> **AIM OF THE EXERCISE**
Restate the material word for word and leave out anything that is a picture.
========
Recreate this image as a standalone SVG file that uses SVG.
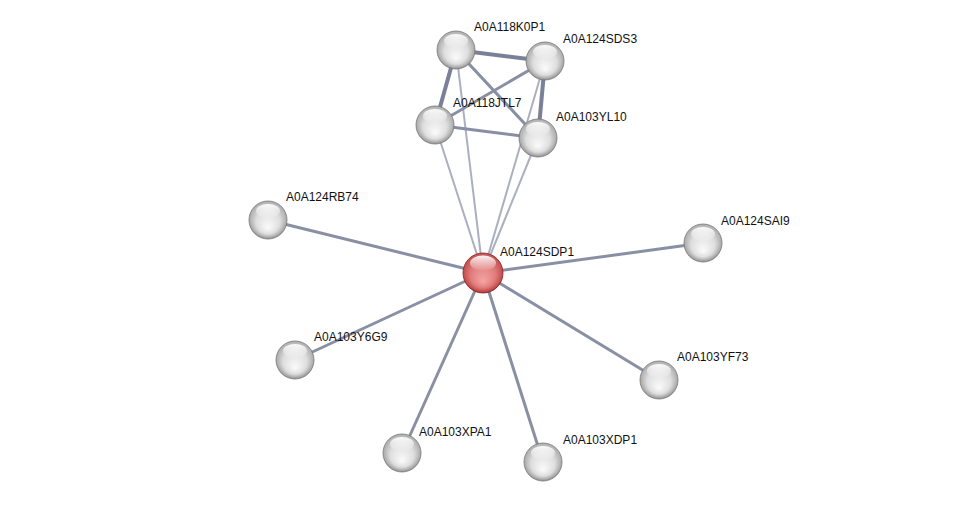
<svg xmlns="http://www.w3.org/2000/svg" width="975" height="507" viewBox="0 0 975 507">
<defs>
<radialGradient id="gw" cx="0.5" cy="0.4" r="0.62" fx="0.5" fy="0.72">
<stop offset="0" stop-color="#fbfbfb"/>
<stop offset="0.5" stop-color="#dedede"/>
<stop offset="0.8" stop-color="#a8a8a8"/>
<stop offset="1" stop-color="#7c7c7c"/>
</radialGradient>
<radialGradient id="gr" cx="0.5" cy="0.4" r="0.62" fx="0.5" fy="0.72">
<stop offset="0" stop-color="#f6a4a4"/>
<stop offset="0.5" stop-color="#e07c7c"/>
<stop offset="0.8" stop-color="#c24c4c"/>
<stop offset="1" stop-color="#962424"/>
</radialGradient>
<linearGradient id="sh" x1="0" y1="0" x2="0" y2="1">
<stop offset="0" stop-color="#ffffff" stop-opacity="0.95"/>
<stop offset="1" stop-color="#ffffff" stop-opacity="0.05"/>
</linearGradient>
</defs>
<style>
.e{fill:none;stroke-linecap:butt}
.r{stroke:#8a90a4;stroke-width:3}
.l{stroke:#abafc0;stroke-width:2}
.t{stroke:#7a8098;stroke-width:4}
.m{stroke:#888ea4;stroke-width:3}
.n{fill:url(#gw);stroke:#777;stroke-width:0.8}
.c{fill:url(#gr);stroke:#8a2020;stroke-width:0.8}
.s{fill:url(#sh)}
text{font-family:"Liberation Sans",Arial,sans-serif;font-size:12px;fill:#111}
</style>
<rect width="975" height="507" fill="#ffffff"/>
<g id="edges">
<line class="e l" x1="483" y1="273" x2="435" y2="125"/>
<line class="e l" x1="483" y1="273" x2="456" y2="50"/>
<line class="e l" x1="483" y1="273" x2="538" y2="138"/>
<line class="e l" x1="483" y1="273" x2="545" y2="61"/>
<line class="e r" x1="483" y1="273" x2="268" y2="220"/>
<line class="e r" x1="483" y1="273" x2="703" y2="243"/>
<line class="e r" x1="483" y1="273" x2="295" y2="360"/>
<line class="e r" x1="483" y1="273" x2="659" y2="380"/>
<line class="e r" x1="483" y1="273" x2="402" y2="453"/>
<line class="e r" x1="483" y1="273" x2="543" y2="462"/>
<line class="e t" x1="456" y1="50" x2="545" y2="61"/>
<line class="e t" x1="456" y1="50" x2="435" y2="125"/>
<line class="e t" x1="545" y1="61" x2="538" y2="138"/>
<line class="e m" x1="435" y1="125" x2="538" y2="138"/>
<line class="e m" x1="456" y1="50" x2="538" y2="138"/>
<line class="e m" x1="435" y1="125" x2="545" y2="61"/>
</g>
<g id="n-K0P1"><circle class="n" cx="456" cy="50" r="19"/><ellipse class="s" cx="456" cy="41" rx="12" ry="7"/><text x="474" y="31">A0A118K0P1</text></g>
<g id="n-SDS3"><circle class="n" cx="545" cy="61" r="19"/><ellipse class="s" cx="545" cy="52" rx="12" ry="7"/><text x="563" y="43">A0A124SDS3</text></g>
<g id="n-JTL7"><circle class="n" cx="435" cy="125" r="19"/><ellipse class="s" cx="435" cy="116" rx="12" ry="7"/><text x="453" y="107">A0A118JTL7</text></g>
<g id="n-YL10"><circle class="n" cx="538" cy="138" r="19"/><ellipse class="s" cx="538" cy="129" rx="12" ry="7"/><text x="556" y="121">A0A103YL10</text></g>
<g id="n-RB74"><circle class="n" cx="268" cy="220" r="19"/><ellipse class="s" cx="268" cy="211" rx="12" ry="7"/><text x="286" y="201">A0A124RB74</text></g>
<g id="n-SAI9"><circle class="n" cx="703" cy="243" r="19"/><ellipse class="s" cx="703" cy="234" rx="12" ry="7"/><text x="721" y="225">A0A124SAI9</text></g>
<g id="n-SDP1"><circle class="c" cx="483" cy="273" r="20"/><ellipse class="s" cx="483" cy="263" rx="13" ry="7.5"/><text x="500" y="256">A0A124SDP1</text></g>
<g id="n-Y6G9"><circle class="n" cx="295" cy="360" r="19"/><ellipse class="s" cx="295" cy="351" rx="12" ry="7"/><text x="314" y="341">A0A103Y6G9</text></g>
<g id="n-YF73"><circle class="n" cx="659" cy="380" r="19"/><ellipse class="s" cx="659" cy="371" rx="12" ry="7"/><text x="677" y="361">A0A103YF73</text></g>
<g id="n-XPA1"><circle class="n" cx="402" cy="453" r="19"/><ellipse class="s" cx="402" cy="444" rx="12" ry="7"/><text x="419" y="436">A0A103XPA1</text></g>
<g id="n-XDP1"><circle class="n" cx="543" cy="462" r="19"/><ellipse class="s" cx="543" cy="453" rx="12" ry="7"/><text x="563" y="444">A0A103XDP1</text></g>
</svg>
========
> **OUTPUT FOR THIS EXERCISE**
Recreate this image as a standalone SVG file that uses SVG.
<svg xmlns="http://www.w3.org/2000/svg" width="975" height="507" viewBox="0 0 975 507">
<defs>
<radialGradient id="gw" cx="0.5" cy="0.4" r="0.62" fx="0.5" fy="0.72">
<stop offset="0" stop-color="#fbfbfb"/>
<stop offset="0.5" stop-color="#dedede"/>
<stop offset="0.8" stop-color="#a8a8a8"/>
<stop offset="1" stop-color="#7c7c7c"/>
</radialGradient>
<radialGradient id="gr" cx="0.5" cy="0.4" r="0.62" fx="0.5" fy="0.72">
<stop offset="0" stop-color="#f6a4a4"/>
<stop offset="0.5" stop-color="#e07c7c"/>
<stop offset="0.8" stop-color="#c24c4c"/>
<stop offset="1" stop-color="#962424"/>
</radialGradient>
<linearGradient id="sh" x1="0" y1="0" x2="0" y2="1">
<stop offset="0" stop-color="#ffffff" stop-opacity="0.95"/>
<stop offset="1" stop-color="#ffffff" stop-opacity="0.05"/>
</linearGradient>
</defs>
<style>
.e{fill:none;stroke-linecap:butt}
.r{stroke:#8a90a4;stroke-width:3}
.l{stroke:#abafc0;stroke-width:2}
.t{stroke:#7a8098;stroke-width:4}
.m{stroke:#888ea4;stroke-width:3}
.n{fill:url(#gw);stroke:#777;stroke-width:0.8}
.c{fill:url(#gr);stroke:#8a2020;stroke-width:0.8}
.s{fill:url(#sh)}
text{font-family:"Liberation Sans",Arial,sans-serif;font-size:12px;fill:#111}
</style>
<rect width="975" height="507" fill="#ffffff"/>
<g id="edges">
<line class="e l" x1="483" y1="273" x2="435" y2="125"/>
<line class="e l" x1="483" y1="273" x2="456" y2="50"/>
<line class="e l" x1="483" y1="273" x2="538" y2="138"/>
<line class="e l" x1="483" y1="273" x2="545" y2="61"/>
<line class="e r" x1="483" y1="273" x2="268" y2="220"/>
<line class="e r" x1="483" y1="273" x2="703" y2="243"/>
<line class="e r" x1="483" y1="273" x2="295" y2="360"/>
<line class="e r" x1="483" y1="273" x2="659" y2="380"/>
<line class="e r" x1="483" y1="273" x2="402" y2="453"/>
<line class="e r" x1="483" y1="273" x2="543" y2="462"/>
<line class="e t" x1="456" y1="50" x2="545" y2="61"/>
<line class="e t" x1="456" y1="50" x2="435" y2="125"/>
<line class="e t" x1="545" y1="61" x2="538" y2="138"/>
<line class="e m" x1="435" y1="125" x2="538" y2="138"/>
<line class="e m" x1="456" y1="50" x2="538" y2="138"/>
<line class="e m" x1="435" y1="125" x2="545" y2="61"/>
</g>
<g id="n-K0P1"><circle class="n" cx="456" cy="50" r="19"/><ellipse class="s" cx="456" cy="41" rx="12" ry="7"/><text x="474" y="31">A0A118K0P1</text></g>
<g id="n-SDS3"><circle class="n" cx="545" cy="61" r="19"/><ellipse class="s" cx="545" cy="52" rx="12" ry="7"/><text x="563" y="43">A0A124SDS3</text></g>
<g id="n-JTL7"><circle class="n" cx="435" cy="125" r="19"/><ellipse class="s" cx="435" cy="116" rx="12" ry="7"/><text x="453" y="107">A0A118JTL7</text></g>
<g id="n-YL10"><circle class="n" cx="538" cy="138" r="19"/><ellipse class="s" cx="538" cy="129" rx="12" ry="7"/><text x="556" y="121">A0A103YL10</text></g>
<g id="n-RB74"><circle class="n" cx="268" cy="220" r="19"/><ellipse class="s" cx="268" cy="211" rx="12" ry="7"/><text x="286" y="201">A0A124RB74</text></g>
<g id="n-SAI9"><circle class="n" cx="703" cy="243" r="19"/><ellipse class="s" cx="703" cy="234" rx="12" ry="7"/><text x="721" y="225">A0A124SAI9</text></g>
<g id="n-SDP1"><circle class="c" cx="483" cy="273" r="20"/><ellipse class="s" cx="483" cy="263" rx="13" ry="7.5"/><text x="500" y="256">A0A124SDP1</text></g>
<g id="n-Y6G9"><circle class="n" cx="295" cy="360" r="19"/><ellipse class="s" cx="295" cy="351" rx="12" ry="7"/><text x="314" y="341">A0A103Y6G9</text></g>
<g id="n-YF73"><circle class="n" cx="659" cy="380" r="19"/><ellipse class="s" cx="659" cy="371" rx="12" ry="7"/><text x="677" y="361">A0A103YF73</text></g>
<g id="n-XPA1"><circle class="n" cx="402" cy="453" r="19"/><ellipse class="s" cx="402" cy="444" rx="12" ry="7"/><text x="419" y="436">A0A103XPA1</text></g>
<g id="n-XDP1"><circle class="n" cx="543" cy="462" r="19"/><ellipse class="s" cx="543" cy="453" rx="12" ry="7"/><text x="563" y="444">A0A103XDP1</text></g>
</svg>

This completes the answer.